Ohne es zu wollen lösten seine Worte eine Kettenreaktion an Gefühlen in mir los, welche ich versuchte im Keim zu ersticken.

Jasper schien selbst verwundert über diese Worte zu sein, ehe er seinen Kopf schüttelte und sich an die nächstliegende Wand lehnte.

"Ich sollte dir dann mal dein Zimmer für die Nacht zeigen, oder hast du noch Hunger?" Fragte er und deutete mit einem Nicken zu einem Raum, welcher wahrscheinlich die Küche war.

Stumm folgte ich Jasper, während ich mir das restliche Haus genauer anschaute. Jedoch stellte sich das schwieriger raus, als gedacht, denn jede Tür war geschlossen.

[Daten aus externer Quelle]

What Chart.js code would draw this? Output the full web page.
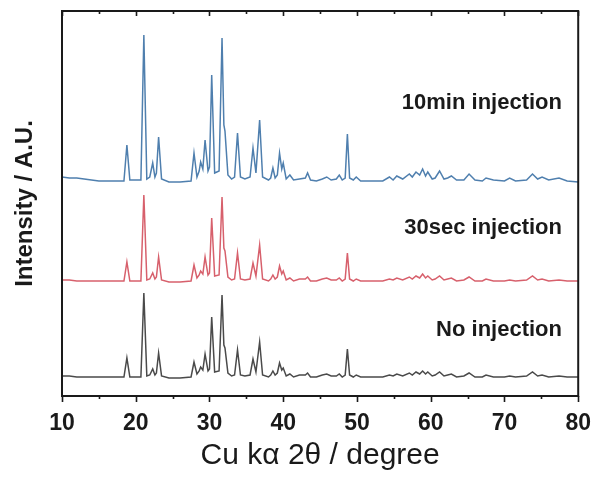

"Du bist nicht oft hier, oder?"

"Nein" antwortete Jasper knapp und ich fand mich mit der Antwort ab, wahrscheinlich war er mehr am trainieren als hier.

Jasper öffnete eine Tür und deutete mir mit einem Nicken einzutreten.

Das Zimmer war etwas größer, als mein Zimmer im großen Haus. Mit einem Lächeln schaute ich mir das Zimmer genauer an. Es hatte zwei große Fenster, das Bett stand mittig im Raum. Es gab einen Kleiderschrank und eine kleinere Kommode. Am Fenster selbst stand noch ein Sessel.

"Das Badezimmer ist ein Zimmer weiter, ich lege dir Sachen raus. Falls etwas ist, mein Zimmer ist direkt gegenüber."

Mit einem Nicken verdeutlichte ich Jasper, dass ich verstanden hatte.

"Jasper" bevor er die Tür hinter sich zu zog um mir Privatsphäre zu geben, wollte ich mich nochmal bedanken. Selbst wenn es ihm egal war und er dazu verpflichtet war, aufgrund seiner Familie.  "Danke für alles."